Error Propagation in Floating-Point Multiplication

1.8k Views Asked by At

Wikipedia (Machine epsilon) tells me that the result of a multiplication between 2 floating-point numbers, with a rounding induced relative error ϵ, still only has the relative error ϵ.

Why do the rounding errors not add up?

2

There are 2 best solutions below

0
On BEST ANSWER

The paragraph says that the model used assumes the input values are exact. They are then multiplied and the result rounded to fit in floating point. That rounding is what creates the relative error of $\epsilon$.

You are correct that if the input values already have an error that will flow through the calculation to the result. If you want to compute $e \pi$, you would first compute $e$ and $\pi$ and store values which might be off by a factor $1+\epsilon$. Then when you multiply them, the multiplication of the stored values adds another factor of $1+\epsilon$, so the computed product could be off by $3 \epsilon$. The point of the paragraph is that the multiplication operation itself only adds one $\epsilon$ to the uncertainty.

0
On

Keep in mind that Wikipedia article comes from the school of willful pretending (that floating point arithmetic in "modern" processors is "exact" up to a "rounding error"). The very statement "floating-point operations are done as if it were possible to perform the infinite-precision operation" is essentially false since "as if" would take infinite time. FP hardware does a number of tricks (like hidden digits) to maintain the perception that bits are not lost but that works only when you start with numbers that don't push the limits and when the number of operations is small.

If you would do a very good approximation of infinite precision arithmetic and compare what say a Binary64 commercial hardware is giving you you would see how bits are getting lost.

Minimal relative error for multiplication is 1 bit equivalent (ulp - unit in last place 1*b^[e-p+1]), e - exponents width, p - precision (bits in mantissa). And yes relative error should be in % but since we are talking minimal error that means that the size of the result is treated as fixed/constant and we can calculate with bits as if we were taking the log.

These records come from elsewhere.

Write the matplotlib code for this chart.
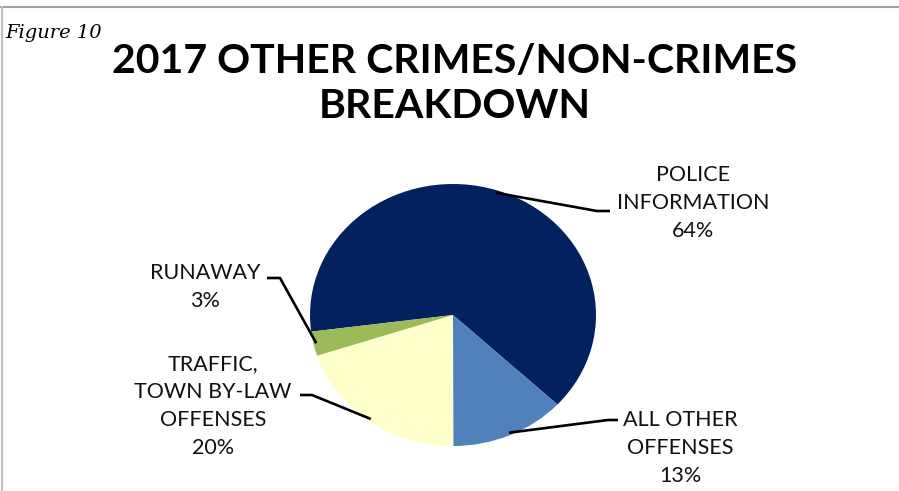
import numpy as np
import matplotlib
matplotlib.use("Agg")
import matplotlib.pyplot as plt
from matplotlib.lines import Line2D

# Other crimes / non-crimes, 2017 share of calls
categories = ['POLICE\nINFORMATION', 'ALL OTHER\nOFFENSES',
              'TRAFFIC,\nTOWN BY-LAW\nOFFENSES', 'RUNAWAY']
shares = [64, 13, 20, 3]
colors = ['#03215E', '#4F81BD', '#FFFFCC', '#9BBB59']

W, H = 899, 491
fig = plt.figure(figsize=(W / 100, H / 100), dpi=100)

# pie centre and radii in pixels (slightly wider than tall)
cx, cy = 453, 315
rx, ry = 143, 131
lim = 1.25
ax = fig.add_axes([(cx - lim * rx) / W, (H - cy - lim * ry) / H,
                   2 * lim * rx / W, 2 * lim * ry / H])
wedges, _ = ax.pie(shares, colors=colors, startangle=187.3, counterclock=False,
                   wedgeprops=dict(linewidth=0))
ax.set_aspect('auto')
ax.set_xlim(-lim, lim)
ax.set_ylim(-lim, lim)
ax.axis('off')


def px(x, y):
    return (x - cx) / rx, (cy - y) / ry


# label centre (px) and leader elbow / end (px)
label_pos = [(693, 203), (680, 448), (213, 406), (205, 287)]
elbows = [((597, 211), (610, 211)), ((608, 420), (618, 420)),
          ((312, 395), (300, 395)), ((280, 278), (267, 278))]

for w, name, val, (lx, ly), (e1, e2) in zip(wedges, categories, shares, label_pos, elbows):
    mid = np.deg2rad((w.theta1 + w.theta2) / 2)
    sx, sy = 0.98 * np.cos(mid), 0.98 * np.sin(mid)
    ex1, ey1 = px(*e1)
    ex2, ey2 = px(*e2)
    ax.add_line(Line2D([sx, ex1, ex2], [sy, ey1, ey2], color='black', lw=1.9,
                       clip_on=False, solid_capstyle='butt'))
    tx, ty = px(lx, ly)
    ax.text(tx, ty, f'{name}\n{val}%', ha='center', va='center', multialignment='center',
            fontsize=15.5, family='Lato', color='#111111', linespacing=1.5)

fig.text(455 / W, 1 - 84 / H, '2017 OTHER CRIMES/NON-CRIMES\nBREAKDOWN', ha='center', va='center',
         fontsize=29.5, fontweight='bold', family='Lato', linespacing=1.26)
fig.text(5 / W, 1 - 38 / H, 'Figure 10', ha='left', va='baseline', fontsize=14,
         style='italic', family='DejaVu Serif')

# frame lines along top and left edge
fig.add_artist(Line2D([0, 1], [1 - 6.5 / H, 1 - 6.5 / H], transform=fig.transFigure,
                      color='#A0A0A0', lw=1.5))
fig.add_artist(Line2D([1.5 / W, 1.5 / W], [0, 1 - 6.5 / H], transform=fig.transFigure,
                      color='#C0C0C0', lw=1.5))

fig.savefig('out.png', dpi=100)
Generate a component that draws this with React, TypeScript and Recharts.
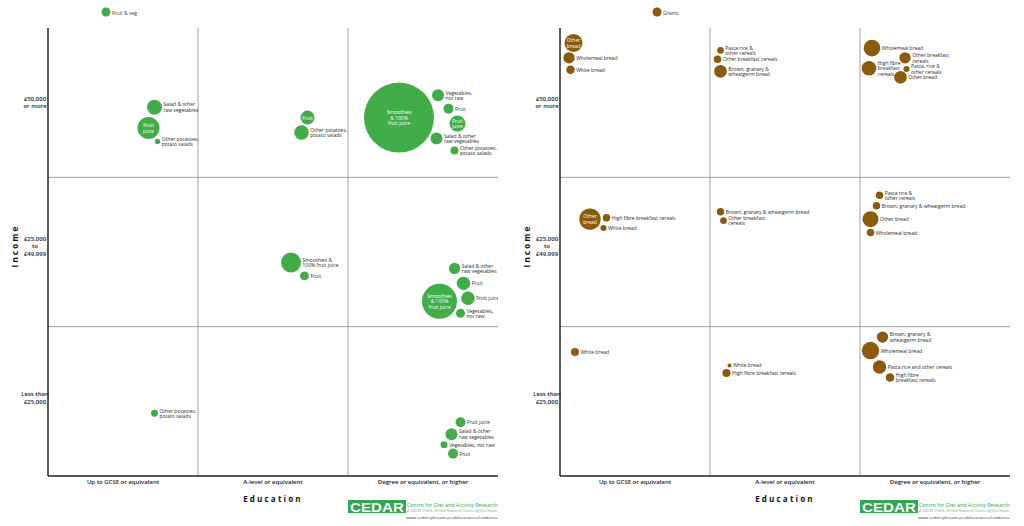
import React from "react";
import { ScatterChart, Scatter, XAxis, YAxis, ZAxis, ReferenceLine } from "recharts";

const GREEN = "#41AD49";
const BROWN = "#8B5A0B";
const CEDAR_GREEN = "#2FA84F";
const LABEL_FONT = "'Liberation Sans Narrow', 'Open Sans', sans-serif";
const AXIS_FONT = "'Open Sans', 'Liberation Sans', sans-serif";

const EDUCATION = ["Up to GCSE or equivalent", "A-level or equivalent", "Degree or equivalent, or higher"];
const INCOME = ["Less than\n£25,000", "£25,000\nto\n£49,999", "£50,000\nor more"];
const CELL_TICKS = [0.5, 1.5, 2.5];
// the income labels sit a little above the band centre in the original
const INCOME_TICK_NUDGE = [-3.5, -6, 0];

type Point = { name: string; edu: number; income: number; size: number };

// edu / income: place on the 0-3 grid (one unit per band), size ~ radius²
const FRUIT_VEG_HIGH: Point[] = [
  { name: "Salad & other\nraw vegetables", edu: 0.71, income: 2.47, size: 56 },
  { name: "Fruit\njuice", edu: 0.67, income: 2.33, size: 121 },
  { name: "Other potatoes,\npotato salads", edu: 0.73, income: 2.24, size: 7 },
  { name: "Fruit", edu: 1.73, income: 2.4, size: 49 },
  { name: "Other potatoes,\npotato salads", edu: 1.69, income: 2.3, size: 53 },
  { name: "Smoothies\n& 100%\nfruit juice", edu: 2.34, income: 2.4, size: 1225 },
  { name: "Vegetables,\nnot raw", edu: 2.6, income: 2.55, size: 36 },
  { name: "Fruit", edu: 2.67, income: 2.46, size: 25 },
  { name: "Fruit\njuice", edu: 2.73, income: 2.36, size: 64 },
  { name: "Salad & other\nraw vegetables", edu: 2.59, income: 2.26, size: 36 },
  { name: "Other potatoes,\npotato salads", edu: 2.71, income: 2.18, size: 16 },
];
const FRUIT_VEG_MID: Point[] = [
  { name: "Smoothies &\n100% fruit juice", edu: 1.62, income: 1.43, size: 100 },
  { name: "Fruit", edu: 1.71, income: 1.34, size: 20 },
  { name: "Salad & other\nraw vegetables", edu: 2.71, income: 1.39, size: 32 },
  { name: "Fruit", edu: 2.77, income: 1.29, size: 45 },
  { name: "Smoothies\n& 100%\nfruit juice", edu: 2.61, income: 1.17, size: 306 },
  { name: "Fruit juice", edu: 2.8, income: 1.19, size: 45 },
  { name: "Vegetables,\nnot raw", edu: 2.75, income: 1.09, size: 20 },
];
const FRUIT_VEG_LOW: Point[] = [
  { name: "Other potatoes,\npotato salads", edu: 0.71, income: 0.42, size: 12 },
  { name: "Fruit juice", edu: 2.75, income: 0.36, size: 25 },
  { name: "Salad & other\nraw vegetables", edu: 2.69, income: 0.28, size: 36 },
  { name: "Vegetables, not raw", edu: 2.64, income: 0.21, size: 12 },
  { name: "Fruit", edu: 2.7, income: 0.15, size: 25 },
];

const GRAINS_HIGH: Point[] = [
  { name: "Other\nbread", edu: 0.09, income: 2.9, size: 81 },
  { name: "Wholemeal bread", edu: 0.06, income: 2.8, size: 32 },
  { name: "White bread", edu: 0.07, income: 2.72, size: 18 },
  { name: "Pasta rice &\nother cereals", edu: 1.07, income: 2.85, size: 11 },
  { name: "Other breakfast cereals", edu: 1.05, income: 2.79, size: 14 },
  { name: "Brown, granary &\nwheatgerm bread", edu: 1.07, income: 2.71, size: 40 },
  { name: "Wholemeal bread", edu: 2.08, income: 2.865, size: 69 },
  { name: "Other breakfast\ncereals", edu: 2.3, income: 2.8, size: 32 },
  { name: "High fibre\nbreakfast\ncereals", edu: 2.06, income: 2.73, size: 53 },
  { name: "Pasta, rice &\nother cereals", edu: 2.31, income: 2.725, size: 9 },
  { name: "Other bread", edu: 2.27, income: 2.67, size: 40 },
];
const GRAINS_MID: Point[] = [
  { name: "Other\nbread", edu: 0.2, income: 1.72, size: 114 },
  { name: "High fibre breakfast cereals", edu: 0.31, income: 1.73, size: 14 },
  { name: "White bread", edu: 0.29, income: 1.66, size: 9 },
  { name: "Brown, granary & wheatgerm bread", edu: 1.07, income: 1.77, size: 14 },
  { name: "Other breakfast\ncereals", edu: 1.09, income: 1.71, size: 11 },
  { name: "Pasta rice &\nother cereals", edu: 2.13, income: 1.88, size: 14 },
  { name: "Brown, granary & wheatgerm bread", edu: 2.11, income: 1.81, size: 14 },
  { name: "Other bread", edu: 2.07, income: 1.72, size: 64 },
  { name: "Wholemeal bread", edu: 2.07, income: 1.63, size: 14 },
];
const GRAINS_LOW: Point[] = [
  { name: "White bread", edu: 0.1, income: 0.83, size: 16 },
  { name: "White bread", edu: 1.13, income: 0.74, size: 4 },
  { name: "High fibre breakfast cereals", edu: 1.11, income: 0.69, size: 16 },
  { name: "Brown,  granary &\nwheatgerm bread", edu: 2.15, income: 0.93, size: 32 },
  { name: "Wholemeal bread", edu: 2.07, income: 0.84, size: 76 },
  { name: "Pasta rice and other cereals", edu: 2.13, income: 0.73, size: 45 },
  { name: "High fibre\nbreakfast cereals", edu: 2.2, income: 0.66, size: 18 },
];

const keyOf = (p: Point) => `${p.name}@${Math.floor(p.edu)}${Math.floor(p.income)}`;

// bubbles whose label sits inside the circle
const FRUIT_VEG_INSIDE = new Set([
  "Fruit\njuice@02", "Fruit@12", "Smoothies\n& 100%\nfruit juice@22",
  "Fruit\njuice@22", "Smoothies\n& 100%\nfruit juice@21",
]);
const GRAINS_INSIDE = new Set(["Other\nbread@02", "Other\nbread@01"]);

function Bubble(props: any) {
  const { cx, cy, payload, color, inside } = props;
  if (cx == null || cy == null) return null;
  const r = props.width ? props.width / 2 : Math.sqrt((props.size || 0) / Math.PI);
  const lines = String(payload.name).split("\n");
  const isIn = inside.has(keyOf(payload));
  const lh = 5.4;
  const y0 = cy - ((lines.length - 1) * lh) / 2;
  const tx = isIn ? cx : cx + r + 1.5;
  return (
    <g>
      <circle cx={cx} cy={cy} r={r} fill={color} />
      <text
        textAnchor={isIn ? "middle" : "start"}
        fill={isIn ? "#fff" : "#2a2a2a"}
        fontSize={5}
        fontFamily={LABEL_FONT}
        dominantBaseline="central"
      >
        {lines.map((l, i) => (
          <tspan key={i} x={tx} y={y0 + i * lh}>{l}</tspan>
        ))}
      </text>
    </g>
  );
}

function IncomeTick(props: any) {
  const { x, y, payload } = props;
  const idx = Math.floor(payload.value);
  const lines = INCOME[idx].split("\n");
  const lh = 7.5;
  const y0 = y + INCOME_TICK_NUDGE[idx] - ((lines.length - 1) * lh) / 2;
  return (
    <text textAnchor="middle" fontSize={6} fontWeight={600} fill="#222" fontFamily={AXIS_FONT} dominantBaseline="central">
      {lines.map((l, i) => (
        <tspan key={i} x={x - 5} y={y0 + i * lh}>{l}</tspan>
      ))}
    </text>
  );
}

function IncomeLabel(props: any) {
  const vb = props.viewBox || {};
  const cx = (vb.x || 0) + 14;
  const cy = (vb.y || 0) + (vb.height || 0) / 2 - 6;
  return (
    <text x={cx} y={cy} transform={`rotate(-90, ${cx}, ${cy})`} textAnchor="middle" dominantBaseline="central"
      fontSize={8} fontWeight={700} letterSpacing={2.2} fill="#111" fontFamily={AXIS_FONT}>
      Income
    </text>
  );
}

function EducationLabel(props: any) {
  const vb = props.viewBox || {};
  const cx = (vb.x || 0) + (vb.width || 0) / 2;
  const cy = (vb.y || 0) + 22;
  return (
    <text x={cx} y={cy} textAnchor="middle" dominantBaseline="central"
      fontSize={8} fontWeight={700} letterSpacing={2.2} fill="#111" fontFamily={AXIS_FONT}>
      Education
    </text>
  );
}

function Overlay({ title, color, legendX }: { title: string; color: string; legendX: number }) {
  return (
    <svg width={512} height={526} style={{ position: "absolute", left: 0, top: 0, pointerEvents: "none" }}>
      <circle cx={legendX} cy={12} r={4.5} fill={color} />
      <text x={legendX + 6} y={12.5} fontSize={5} fontFamily={LABEL_FONT} fill="#333" dominantBaseline="central">{title}</text>
      {/* CEDAR logo */}
      <rect x={348} y={500} width={58} height={13} fill={CEDAR_GREEN} />
      <text x={350} y={507} fontSize={13} fontWeight={700} fill="#fff" fontFamily="'Liberation Sans', sans-serif"
        dominantBaseline="central" textLength={54} lengthAdjust="spacingAndGlyphs">CEDAR</text>
      <text x={407} y={505} fontSize={5.5} fill={CEDAR_GREEN} fontFamily={AXIS_FONT} dominantBaseline="central"
        textLength={91} lengthAdjust="spacingAndGlyphs">Centre for Diet and Activity Research</text>
      <text x={407} y={510.5} fontSize={3.2} fontStyle="italic" fill="#7aa886" fontFamily={AXIS_FONT} dominantBaseline="central"
        textLength={90} lengthAdjust="spacingAndGlyphs">A UKCRC Public Health Research Centre of Excellence</text>
      <text x={406} y={517} fontSize={4.3} fill="#333" fontFamily={AXIS_FONT} dominantBaseline="central"
        textLength={92} lengthAdjust="spacingAndGlyphs">www.cedar.iph.cam.ac.uk/resources/evidence</text>
    </svg>
  );
}

function Panel({ title, color, data, inside, legendX }: {
  title: string; color: string; data: Point[]; inside: Set<string>; legendX: number;
}) {
  return (
    <div style={{ position: "relative", width: 512, height: 526 }}>
      <ScatterChart width={512} height={526} margin={{ top: 28, right: 14, bottom: 0, left: 0 }}>
        <XAxis
          type="number"
          dataKey="edu"
          domain={[0, 3]}
          ticks={CELL_TICKS}
          interval={0}
          height={50}
          tickFormatter={(v: number) => EDUCATION[Math.floor(v)]}
          axisLine={{ stroke: "#222", strokeWidth: 1.5 }}
          tickLine={false}
          tickSize={0}
          tickMargin={4}
          tick={{ fontSize: 6, fontWeight: 600, fill: "#222", fontFamily: AXIS_FONT }}
          label={<EducationLabel />}
          allowDataOverflow
        />
        <YAxis
          type="number"
          dataKey="income"
          domain={[0, 3]}
          ticks={CELL_TICKS}
          interval={0}
          width={48}
          axisLine={{ stroke: "#222", strokeWidth: 1.5 }}
          tickLine={false}
          tick={<IncomeTick />}
          label={<IncomeLabel />}
          allowDataOverflow
        />
        <ZAxis type="number" dataKey="size" domain={[0, 1225]} range={[0, 1225 * Math.PI]} />
        <ReferenceLine x={1} stroke="#a0a0a0" strokeWidth={1} />
        <ReferenceLine x={2} stroke="#a0a0a0" strokeWidth={1} />
        <ReferenceLine y={1} stroke="#a0a0a0" strokeWidth={1} />
        <ReferenceLine y={2} stroke="#a0a0a0" strokeWidth={1} />
        <Scatter
          name={title}
          data={data}
          fill={color}
          isAnimationActive={false}
          shape={(p: any) => <Bubble {...p} color={color} inside={inside} />}
        />
      </ScatterChart>
      <Overlay title={title} color={color} legendX={legendX} />
    </div>
  );
}

export default function App() {
  return (
    <div style={{ position: "absolute", left: 0, top: 0, width: 1024, height: 526, background: "#fff", display: "flex" }}>
      <Panel title="Fruit & veg" color={GREEN} data={[...FRUIT_VEG_HIGH, ...FRUIT_VEG_MID, ...FRUIT_VEG_LOW]}
        inside={FRUIT_VEG_INSIDE} legendX={106} />
      <Panel title="Grains" color={BROWN} data={[...GRAINS_HIGH, ...GRAINS_MID, ...GRAINS_LOW]}
        inside={GRAINS_INSIDE} legendX={145} />
    </div>
  );
}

With the best luck, after e+p multiplications you have a very expensive random number generator :-) That would be 1275 multiplications in binary64 (double precision). Willful pretending doctrine can ignore inherent loss since no one has a real time or will to check these things for more complex operations.

This is why IBM's hardware had binary128 since 1998 and was able to charge millions for it (stil is). You can't do geometric mean worth a penny without it. Its limit is 16495 multiplications and limiting the number of data points to 14k-15k gives you enough breathing space for additional operations.

Related to geometric mean, square root can theoretically "recover precision" but only if intermediary result(s) carried all extra bits. So, sparing the last 1500 data points gives you enough margin for sqrt to recover full binary64 precision (from binary128 intermediary) if the algorithm was genuinely lossless. I don't know if you can realistically expect that even from IBM so going for 14k points provides extra safety.

Note: you can calculate (theoretical) relative error by taking a differential (assuming all arguments are functions of a hidden variable: d(xy)= xdy+ydx), switching to finite difference and dividing by the result [maximal result for minimal error estimate]. So relative errors for multiplication add up and for square root it's half the argument's error - but only if it carried enough extra bits.